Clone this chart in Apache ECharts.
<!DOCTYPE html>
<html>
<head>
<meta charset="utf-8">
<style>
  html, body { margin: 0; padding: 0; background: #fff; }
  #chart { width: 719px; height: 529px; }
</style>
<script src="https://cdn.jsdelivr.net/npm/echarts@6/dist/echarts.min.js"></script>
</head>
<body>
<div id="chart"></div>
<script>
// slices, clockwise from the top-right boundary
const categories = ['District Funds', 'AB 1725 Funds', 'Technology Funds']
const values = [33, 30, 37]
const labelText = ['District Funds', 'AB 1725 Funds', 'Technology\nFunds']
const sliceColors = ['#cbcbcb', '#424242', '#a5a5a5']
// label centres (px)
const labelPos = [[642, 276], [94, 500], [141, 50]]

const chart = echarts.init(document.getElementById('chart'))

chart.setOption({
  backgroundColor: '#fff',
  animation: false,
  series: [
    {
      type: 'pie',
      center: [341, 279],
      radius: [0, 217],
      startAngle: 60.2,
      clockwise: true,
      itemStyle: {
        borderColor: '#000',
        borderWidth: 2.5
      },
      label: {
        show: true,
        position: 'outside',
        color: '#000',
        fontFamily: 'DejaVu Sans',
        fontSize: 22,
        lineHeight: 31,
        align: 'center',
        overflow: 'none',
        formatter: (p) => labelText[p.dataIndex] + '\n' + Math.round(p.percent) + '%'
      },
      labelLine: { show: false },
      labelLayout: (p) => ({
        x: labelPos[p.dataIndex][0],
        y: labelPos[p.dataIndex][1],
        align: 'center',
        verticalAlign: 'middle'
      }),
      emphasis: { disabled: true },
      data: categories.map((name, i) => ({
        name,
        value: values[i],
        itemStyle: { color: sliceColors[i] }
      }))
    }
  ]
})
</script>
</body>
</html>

####

Word for word, reproduce the listing above from its start up to and including the line that has "const chart = echarts.init(document.getElementById('chart'))". Give only those lines.

• **ANSWER TO THIS EXERCISE**:
Clone this chart in Apache ECharts.
<!DOCTYPE html>
<html>
<head>
<meta charset="utf-8">
<style>
  html, body { margin: 0; padding: 0; background: #fff; }
  #chart { width: 719px; height: 529px; }
</style>
<script src="https://cdn.jsdelivr.net/npm/echarts@6/dist/echarts.min.js"></script>
</head>
<body>
<div id="chart"></div>
<script>
// slices, clockwise from the top-right boundary
const categories = ['District Funds', 'AB 1725 Funds', 'Technology Funds']
const values = [33, 30, 37]
const labelText = ['District Funds', 'AB 1725 Funds', 'Technology\nFunds']
const sliceColors = ['#cbcbcb', '#424242', '#a5a5a5']
// label centres (px)
const labelPos = [[642, 276], [94, 500], [141, 50]]

const chart = echarts.init(document.getElementById('chart'))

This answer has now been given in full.